Choose salt-tolerant species for sites where salt stress may be a problem.

Girdling by Animals

Mice, rabbits, and other animals often damage young trees in the winter by feeding on the bark and girdling the trees.

Damage occurs most commonly when there is prolonged, heavy snow cover and food is scarce.

Rabbits feed on the bark above the snow, while mice feed near the ground level. Mouse damage is usually more severe when the trees are surrounded by heavy grass, weed cover, or heavy mulch, so it is helpful to pull mulch away from trunks and branches.

The most effective deterrent to girdling by mice or rabbits is to wrap the trunk and low branches of young trees with screen wire or hardware cloth from below the ground line to high enough above the possible snow line to prevent rabbits from reaching the trunk or branches.

To help control mouse damage, maintain an area free of grass or weeds for a 1- to 2-foot radius around the base of the tree.

Various chemicals are available to repel mice and rabbits, but are often not reliable in wet weather.

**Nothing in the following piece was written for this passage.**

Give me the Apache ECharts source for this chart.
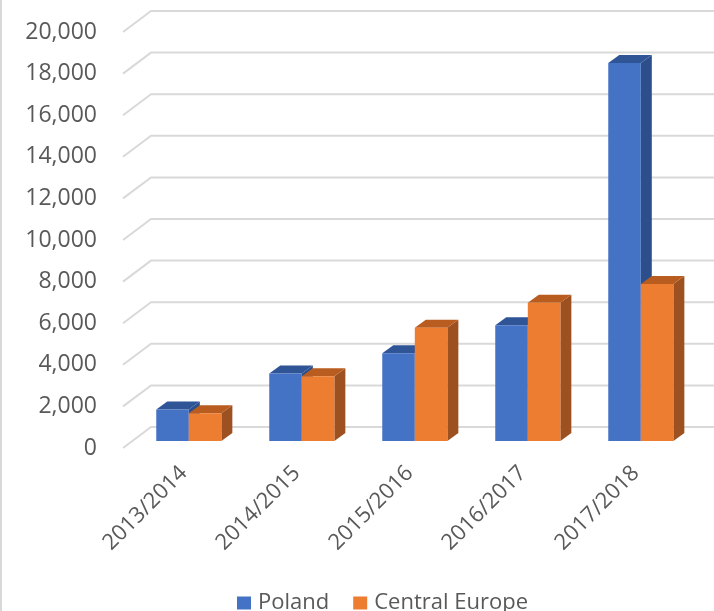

For more information on animal damage refer to Animal Damage.

Minimizing Winter Injury

Winter injury can be difficult to manage successfully, but several measures can help minimize the effects of winter injury:

  • When purchasing new plants, select hardy species and cultivars.
  • Avoid late-summer fertilization or pruning, which might stimulate new growth that may not have time to acclimate for winter.
  • Water trees and shrubs, especially evergreens, during dry periods, until the ground freezes.
  • Use mulch to conserve soil moisture and insulate the roots from cold temperatures.
  • Protect evergreens from wind and salt spray with burlap screens. Use burlap as a screen only. Do not wrap trees.
  • Apply anti-desiccant to evergreens starting in late fall, following label instructions.